▶ _Your task_
Set down all of the entries word for word, omitting the images they contain.

▶ _Data to process_
***

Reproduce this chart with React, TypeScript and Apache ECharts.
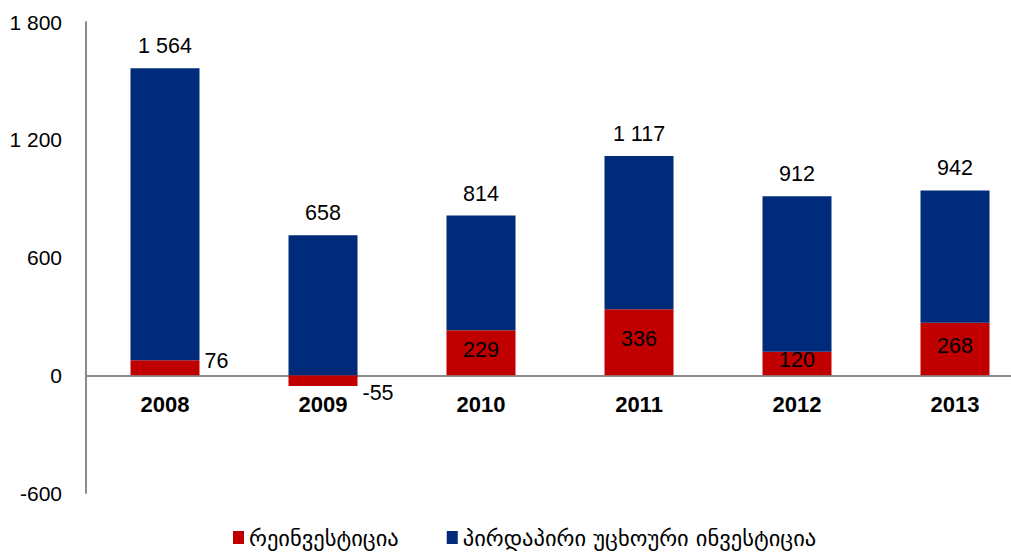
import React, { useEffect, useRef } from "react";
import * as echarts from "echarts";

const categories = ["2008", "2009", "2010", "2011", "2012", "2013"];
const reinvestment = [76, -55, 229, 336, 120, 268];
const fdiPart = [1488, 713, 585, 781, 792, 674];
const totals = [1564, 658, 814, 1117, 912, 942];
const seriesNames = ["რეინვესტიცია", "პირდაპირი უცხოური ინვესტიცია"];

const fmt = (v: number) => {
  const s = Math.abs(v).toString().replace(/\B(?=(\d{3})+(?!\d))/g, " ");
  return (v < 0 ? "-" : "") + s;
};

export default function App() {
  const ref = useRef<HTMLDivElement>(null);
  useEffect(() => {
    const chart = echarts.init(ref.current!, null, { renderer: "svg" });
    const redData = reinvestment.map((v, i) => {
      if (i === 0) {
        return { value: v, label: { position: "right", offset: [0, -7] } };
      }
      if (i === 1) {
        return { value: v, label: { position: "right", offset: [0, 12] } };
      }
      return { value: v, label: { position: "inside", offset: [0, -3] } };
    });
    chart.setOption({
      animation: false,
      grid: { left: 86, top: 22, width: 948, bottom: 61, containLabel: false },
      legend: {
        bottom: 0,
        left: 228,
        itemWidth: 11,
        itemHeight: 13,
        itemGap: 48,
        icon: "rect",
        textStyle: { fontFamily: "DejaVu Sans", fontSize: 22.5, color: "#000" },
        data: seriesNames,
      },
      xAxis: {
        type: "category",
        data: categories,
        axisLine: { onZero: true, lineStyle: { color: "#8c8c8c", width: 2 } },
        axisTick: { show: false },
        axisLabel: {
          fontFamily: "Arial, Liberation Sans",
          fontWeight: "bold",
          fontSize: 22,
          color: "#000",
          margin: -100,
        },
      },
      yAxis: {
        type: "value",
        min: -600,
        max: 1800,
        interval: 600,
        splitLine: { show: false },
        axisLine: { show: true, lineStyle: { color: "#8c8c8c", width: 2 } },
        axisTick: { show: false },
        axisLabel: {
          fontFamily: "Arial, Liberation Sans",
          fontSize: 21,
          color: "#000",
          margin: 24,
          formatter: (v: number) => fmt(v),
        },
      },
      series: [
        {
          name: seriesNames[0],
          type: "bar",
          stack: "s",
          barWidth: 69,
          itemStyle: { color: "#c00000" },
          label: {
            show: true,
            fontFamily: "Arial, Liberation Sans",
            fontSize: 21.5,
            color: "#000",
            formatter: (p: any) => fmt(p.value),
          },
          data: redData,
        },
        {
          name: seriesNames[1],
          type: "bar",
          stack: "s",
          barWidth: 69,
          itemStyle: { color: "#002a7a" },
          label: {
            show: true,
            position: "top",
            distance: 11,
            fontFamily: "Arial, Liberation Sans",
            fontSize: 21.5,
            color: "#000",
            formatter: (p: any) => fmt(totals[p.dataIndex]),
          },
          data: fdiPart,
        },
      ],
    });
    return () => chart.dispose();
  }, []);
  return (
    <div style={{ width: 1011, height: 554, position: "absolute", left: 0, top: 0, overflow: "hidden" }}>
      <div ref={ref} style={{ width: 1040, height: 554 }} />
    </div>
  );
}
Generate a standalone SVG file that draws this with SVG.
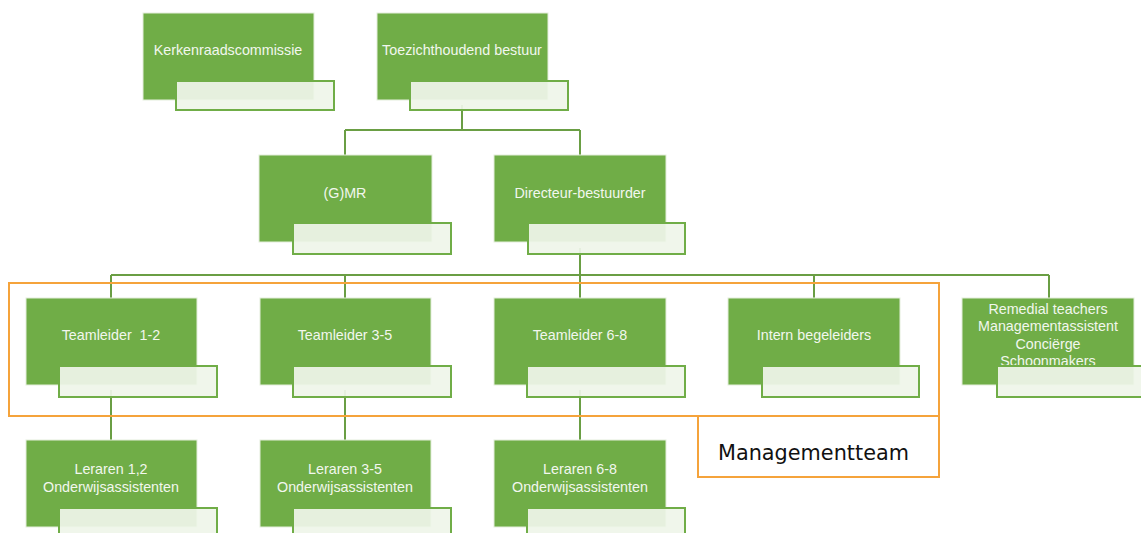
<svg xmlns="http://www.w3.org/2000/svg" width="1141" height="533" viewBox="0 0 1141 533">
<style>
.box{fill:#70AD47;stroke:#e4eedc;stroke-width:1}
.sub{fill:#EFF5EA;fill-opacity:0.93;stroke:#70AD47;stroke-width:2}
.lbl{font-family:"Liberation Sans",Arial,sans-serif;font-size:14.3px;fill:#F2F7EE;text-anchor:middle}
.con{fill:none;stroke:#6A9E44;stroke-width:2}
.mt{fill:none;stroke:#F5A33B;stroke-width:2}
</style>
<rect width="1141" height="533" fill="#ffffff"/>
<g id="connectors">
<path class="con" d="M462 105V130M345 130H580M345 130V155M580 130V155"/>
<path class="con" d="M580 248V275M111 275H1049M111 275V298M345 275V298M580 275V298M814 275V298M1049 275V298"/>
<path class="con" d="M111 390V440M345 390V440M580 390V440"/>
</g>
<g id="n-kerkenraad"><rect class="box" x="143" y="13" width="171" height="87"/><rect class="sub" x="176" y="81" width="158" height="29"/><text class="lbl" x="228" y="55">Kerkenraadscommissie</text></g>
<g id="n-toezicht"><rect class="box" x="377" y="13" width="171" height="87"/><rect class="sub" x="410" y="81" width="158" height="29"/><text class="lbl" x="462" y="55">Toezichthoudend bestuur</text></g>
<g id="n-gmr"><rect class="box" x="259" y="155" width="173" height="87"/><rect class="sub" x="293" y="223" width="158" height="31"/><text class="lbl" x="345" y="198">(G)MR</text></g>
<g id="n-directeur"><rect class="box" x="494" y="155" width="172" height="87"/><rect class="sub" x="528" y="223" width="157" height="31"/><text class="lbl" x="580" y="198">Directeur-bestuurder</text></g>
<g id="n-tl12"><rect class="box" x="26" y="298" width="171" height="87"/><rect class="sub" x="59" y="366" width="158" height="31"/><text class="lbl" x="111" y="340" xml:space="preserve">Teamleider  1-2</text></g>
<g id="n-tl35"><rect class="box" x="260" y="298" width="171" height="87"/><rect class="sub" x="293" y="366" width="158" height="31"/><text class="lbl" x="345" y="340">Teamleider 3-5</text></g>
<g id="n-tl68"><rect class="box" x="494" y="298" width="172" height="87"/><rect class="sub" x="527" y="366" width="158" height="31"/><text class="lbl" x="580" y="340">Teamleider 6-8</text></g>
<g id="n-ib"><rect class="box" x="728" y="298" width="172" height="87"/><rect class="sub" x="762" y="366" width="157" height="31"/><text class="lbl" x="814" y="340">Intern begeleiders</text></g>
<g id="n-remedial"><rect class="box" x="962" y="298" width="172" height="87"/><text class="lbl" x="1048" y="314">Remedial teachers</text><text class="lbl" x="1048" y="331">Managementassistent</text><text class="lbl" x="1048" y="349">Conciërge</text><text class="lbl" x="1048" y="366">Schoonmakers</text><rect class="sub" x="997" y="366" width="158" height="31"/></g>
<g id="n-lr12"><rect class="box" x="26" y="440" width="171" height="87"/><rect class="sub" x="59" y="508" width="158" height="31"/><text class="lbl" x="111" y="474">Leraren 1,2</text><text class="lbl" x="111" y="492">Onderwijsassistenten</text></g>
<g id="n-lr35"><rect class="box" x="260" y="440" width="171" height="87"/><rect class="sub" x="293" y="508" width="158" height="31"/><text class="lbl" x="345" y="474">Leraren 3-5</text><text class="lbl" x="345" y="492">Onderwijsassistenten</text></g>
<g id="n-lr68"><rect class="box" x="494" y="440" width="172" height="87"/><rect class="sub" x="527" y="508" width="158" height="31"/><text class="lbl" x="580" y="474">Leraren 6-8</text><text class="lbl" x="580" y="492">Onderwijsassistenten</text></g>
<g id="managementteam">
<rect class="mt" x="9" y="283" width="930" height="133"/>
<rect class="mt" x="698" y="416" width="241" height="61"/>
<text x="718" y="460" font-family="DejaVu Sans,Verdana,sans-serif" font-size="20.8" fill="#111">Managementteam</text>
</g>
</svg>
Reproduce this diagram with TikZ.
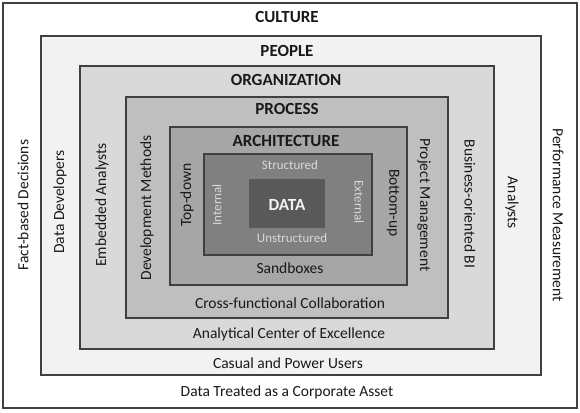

***

▶ _Written solution_
Reproduce this chart with React, TypeScript and Apache ECharts.
import React, { useEffect, useRef } from "react";
import * as echarts from "echarts";

const categories = ["2008", "2009", "2010", "2011", "2012", "2013"];
const reinvestment = [76, -55, 229, 336, 120, 268];
const fdiPart = [1488, 713, 585, 781, 792, 674];
const totals = [1564, 658, 814, 1117, 912, 942];
const seriesNames = ["რეინვესტიცია", "პირდაპირი უცხოური ინვესტიცია"];

const fmt = (v: number) => {
  const s = Math.abs(v).toString().replace(/\B(?=(\d{3})+(?!\d))/g, " ");
  return (v < 0 ? "-" : "") + s;
};

export default function App() {
  const ref = useRef<HTMLDivElement>(null);
  useEffect(() => {
    const chart = echarts.init(ref.current!, null, { renderer: "svg" });
    const redData = reinvestment.map((v, i) => {
      if (i === 0) {
        return { value: v, label: { position: "right", offset: [0, -7] } };
      }
      if (i === 1) {
        return { value: v, label: { position: "right", offset: [0, 12] } };
      }
      return { value: v, label: { position: "inside", offset: [0, -3] } };
    });
    chart.setOption({
      animation: false,
      grid: { left: 86, top: 22, width: 948, bottom: 61, containLabel: false },
      legend: {
        bottom: 0,
        left: 228,
        itemWidth: 11,
        itemHeight: 13,
        itemGap: 48,
        icon: "rect",
        textStyle: { fontFamily: "DejaVu Sans", fontSize: 22.5, color: "#000" },
        data: seriesNames,
      },
      xAxis: {
        type: "category",
        data: categories,
        axisLine: { onZero: true, lineStyle: { color: "#8c8c8c", width: 2 } },
        axisTick: { show: false },
        axisLabel: {
          fontFamily: "Arial, Liberation Sans",
          fontWeight: "bold",
          fontSize: 22,
          color: "#000",
          margin: -100,
        },
      },
      yAxis: {
        type: "value",
        min: -600,
        max: 1800,
        interval: 600,
        splitLine: { show: false },
        axisLine: { show: true, lineStyle: { color: "#8c8c8c", width: 2 } },
        axisTick: { show: false },
        axisLabel: {
          fontFamily: "Arial, Liberation Sans",
          fontSize: 21,
          color: "#000",
          margin: 24,
          formatter: (v: number) => fmt(v),
        },
      },
      series: [
        {
          name: seriesNames[0],
          type: "bar",
          stack: "s",
          barWidth: 69,
          itemStyle: { color: "#c00000" },
          label: {
            show: true,
            fontFamily: "Arial, Liberation Sans",
            fontSize: 21.5,
            color: "#000",
            formatter: (p: any) => fmt(p.value),
          },
          data: redData,
        },
        {
          name: seriesNames[1],
          type: "bar",
          stack: "s",
          barWidth: 69,
          itemStyle: { color: "#002a7a" },
          label: {
            show: true,
            position: "top",
            distance: 11,
            fontFamily: "Arial, Liberation Sans",
            fontSize: 21.5,
            color: "#000",
            formatter: (p: any) => fmt(totals[p.dataIndex]),
          },
          data: fdiPart,
        },
      ],
    });
    return () => chart.dispose();
  }, []);
  return (
    <div style={{ width: 1011, height: 554, position: "absolute", left: 0, top: 0, overflow: "hidden" }}>
      <div ref={ref} style={{ width: 1040, height: 554 }} />
    </div>
  );
}
Generate a standalone SVG file that draws this with SVG.
<svg xmlns="http://www.w3.org/2000/svg" width="1141" height="533" viewBox="0 0 1141 533">
<style>
.box{fill:#70AD47;stroke:#e4eedc;stroke-width:1}
.sub{fill:#EFF5EA;fill-opacity:0.93;stroke:#70AD47;stroke-width:2}
.lbl{font-family:"Liberation Sans",Arial,sans-serif;font-size:14.3px;fill:#F2F7EE;text-anchor:middle}
.con{fill:none;stroke:#6A9E44;stroke-width:2}
.mt{fill:none;stroke:#F5A33B;stroke-width:2}
</style>
<rect width="1141" height="533" fill="#ffffff"/>
<g id="connectors">
<path class="con" d="M462 105V130M345 130H580M345 130V155M580 130V155"/>
<path class="con" d="M580 248V275M111 275H1049M111 275V298M345 275V298M580 275V298M814 275V298M1049 275V298"/>
<path class="con" d="M111 390V440M345 390V440M580 390V440"/>
</g>
<g id="n-kerkenraad"><rect class="box" x="143" y="13" width="171" height="87"/><rect class="sub" x="176" y="81" width="158" height="29"/><text class="lbl" x="228" y="55">Kerkenraadscommissie</text></g>
<g id="n-toezicht"><rect class="box" x="377" y="13" width="171" height="87"/><rect class="sub" x="410" y="81" width="158" height="29"/><text class="lbl" x="462" y="55">Toezichthoudend bestuur</text></g>
<g id="n-gmr"><rect class="box" x="259" y="155" width="173" height="87"/><rect class="sub" x="293" y="223" width="158" height="31"/><text class="lbl" x="345" y="198">(G)MR</text></g>
<g id="n-directeur"><rect class="box" x="494" y="155" width="172" height="87"/><rect class="sub" x="528" y="223" width="157" height="31"/><text class="lbl" x="580" y="198">Directeur-bestuurder</text></g>
<g id="n-tl12"><rect class="box" x="26" y="298" width="171" height="87"/><rect class="sub" x="59" y="366" width="158" height="31"/><text class="lbl" x="111" y="340" xml:space="preserve">Teamleider  1-2</text></g>
<g id="n-tl35"><rect class="box" x="260" y="298" width="171" height="87"/><rect class="sub" x="293" y="366" width="158" height="31"/><text class="lbl" x="345" y="340">Teamleider 3-5</text></g>
<g id="n-tl68"><rect class="box" x="494" y="298" width="172" height="87"/><rect class="sub" x="527" y="366" width="158" height="31"/><text class="lbl" x="580" y="340">Teamleider 6-8</text></g>
<g id="n-ib"><rect class="box" x="728" y="298" width="172" height="87"/><rect class="sub" x="762" y="366" width="157" height="31"/><text class="lbl" x="814" y="340">Intern begeleiders</text></g>
<g id="n-remedial"><rect class="box" x="962" y="298" width="172" height="87"/><text class="lbl" x="1048" y="314">Remedial teachers</text><text class="lbl" x="1048" y="331">Managementassistent</text><text class="lbl" x="1048" y="349">Conciërge</text><text class="lbl" x="1048" y="366">Schoonmakers</text><rect class="sub" x="997" y="366" width="158" height="31"/></g>
<g id="n-lr12"><rect class="box" x="26" y="440" width="171" height="87"/><rect class="sub" x="59" y="508" width="158" height="31"/><text class="lbl" x="111" y="474">Leraren 1,2</text><text class="lbl" x="111" y="492">Onderwijsassistenten</text></g>
<g id="n-lr35"><rect class="box" x="260" y="440" width="171" height="87"/><rect class="sub" x="293" y="508" width="158" height="31"/><text class="lbl" x="345" y="474">Leraren 3-5</text><text class="lbl" x="345" y="492">Onderwijsassistenten</text></g>
<g id="n-lr68"><rect class="box" x="494" y="440" width="172" height="87"/><rect class="sub" x="527" y="508" width="158" height="31"/><text class="lbl" x="580" y="474">Leraren 6-8</text><text class="lbl" x="580" y="492">Onderwijsassistenten</text></g>
<g id="managementteam">
<rect class="mt" x="9" y="283" width="930" height="133"/>
<rect class="mt" x="698" y="416" width="241" height="61"/>
<text x="718" y="460" font-family="DejaVu Sans,Verdana,sans-serif" font-size="20.8" fill="#111">Managementteam</text>
</g>
</svg>
Reproduce this diagram with TikZ.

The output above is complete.